TASK TO CARRY OUT.
Leaving out every picture, quote the data below exactly as it appears.
****
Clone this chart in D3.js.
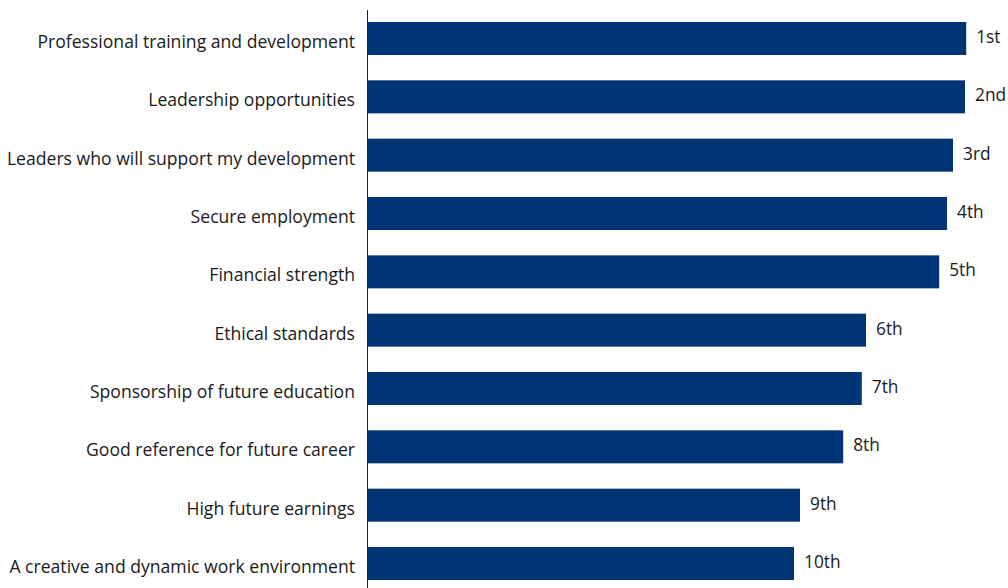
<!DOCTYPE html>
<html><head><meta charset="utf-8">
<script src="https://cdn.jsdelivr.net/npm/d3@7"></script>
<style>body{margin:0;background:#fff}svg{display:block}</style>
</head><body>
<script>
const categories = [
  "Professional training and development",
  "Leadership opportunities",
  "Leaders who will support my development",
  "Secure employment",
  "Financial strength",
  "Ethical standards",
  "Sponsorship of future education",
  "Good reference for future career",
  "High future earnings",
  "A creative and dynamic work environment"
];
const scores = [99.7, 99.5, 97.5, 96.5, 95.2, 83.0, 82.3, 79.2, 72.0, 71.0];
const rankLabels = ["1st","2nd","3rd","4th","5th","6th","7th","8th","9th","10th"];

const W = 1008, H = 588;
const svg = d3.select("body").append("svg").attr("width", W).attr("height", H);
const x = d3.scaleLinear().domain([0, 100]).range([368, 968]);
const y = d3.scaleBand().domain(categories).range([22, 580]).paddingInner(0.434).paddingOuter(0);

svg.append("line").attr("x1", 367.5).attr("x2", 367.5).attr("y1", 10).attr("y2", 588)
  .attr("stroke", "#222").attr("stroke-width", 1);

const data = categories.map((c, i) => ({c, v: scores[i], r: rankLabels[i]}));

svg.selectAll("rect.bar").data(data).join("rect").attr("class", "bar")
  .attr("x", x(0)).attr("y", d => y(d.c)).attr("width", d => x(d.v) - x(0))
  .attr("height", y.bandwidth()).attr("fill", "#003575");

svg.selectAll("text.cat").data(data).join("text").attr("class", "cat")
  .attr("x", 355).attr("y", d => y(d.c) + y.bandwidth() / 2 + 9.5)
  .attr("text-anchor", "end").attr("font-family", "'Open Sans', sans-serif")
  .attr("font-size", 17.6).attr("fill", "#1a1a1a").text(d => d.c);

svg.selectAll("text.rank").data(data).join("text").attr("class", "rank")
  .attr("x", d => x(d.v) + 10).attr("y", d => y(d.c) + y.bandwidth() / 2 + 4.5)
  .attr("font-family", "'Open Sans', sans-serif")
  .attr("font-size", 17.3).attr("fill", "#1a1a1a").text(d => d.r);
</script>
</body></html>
****
ANSWER IN FULL.
Clone this chart in D3.js.
<!DOCTYPE html>
<html><head><meta charset="utf-8">
<script src="https://cdn.jsdelivr.net/npm/d3@7"></script>
<style>body{margin:0;background:#fff}svg{display:block}</style>
</head><body>
<script>
const categories = [
  "Professional training and development",
  "Leadership opportunities",
  "Leaders who will support my development",
  "Secure employment",
  "Financial strength",
  "Ethical standards",
  "Sponsorship of future education",
  "Good reference for future career",
  "High future earnings",
  "A creative and dynamic work environment"
];
const scores = [99.7, 99.5, 97.5, 96.5, 95.2, 83.0, 82.3, 79.2, 72.0, 71.0];
const rankLabels = ["1st","2nd","3rd","4th","5th","6th","7th","8th","9th","10th"];

const W = 1008, H = 588;
const svg = d3.select("body").append("svg").attr("width", W).attr("height", H);
const x = d3.scaleLinear().domain([0, 100]).range([368, 968]);
const y = d3.scaleBand().domain(categories).range([22, 580]).paddingInner(0.434).paddingOuter(0);

svg.append("line").attr("x1", 367.5).attr("x2", 367.5).attr("y1", 10).attr("y2", 588)
  .attr("stroke", "#222").attr("stroke-width", 1);

const data = categories.map((c, i) => ({c, v: scores[i], r: rankLabels[i]}));

svg.selectAll("rect.bar").data(data).join("rect").attr("class", "bar")
  .attr("x", x(0)).attr("y", d => y(d.c)).attr("width", d => x(d.v) - x(0))
  .attr("height", y.bandwidth()).attr("fill", "#003575");

svg.selectAll("text.cat").data(data).join("text").attr("class", "cat")
  .attr("x", 355).attr("y", d => y(d.c) + y.bandwidth() / 2 + 9.5)
  .attr("text-anchor", "end").attr("font-family", "'Open Sans', sans-serif")
  .attr("font-size", 17.6).attr("fill", "#1a1a1a").text(d => d.c);

svg.selectAll("text.rank").data(data).join("text").attr("class", "rank")
  .attr("x", d => x(d.v) + 10).attr("y", d => y(d.c) + y.bandwidth() / 2 + 4.5)
  .attr("font-family", "'Open Sans', sans-serif")
  .attr("font-size", 17.3).attr("fill", "#1a1a1a").text(d => d.r);
</script>
</body></html>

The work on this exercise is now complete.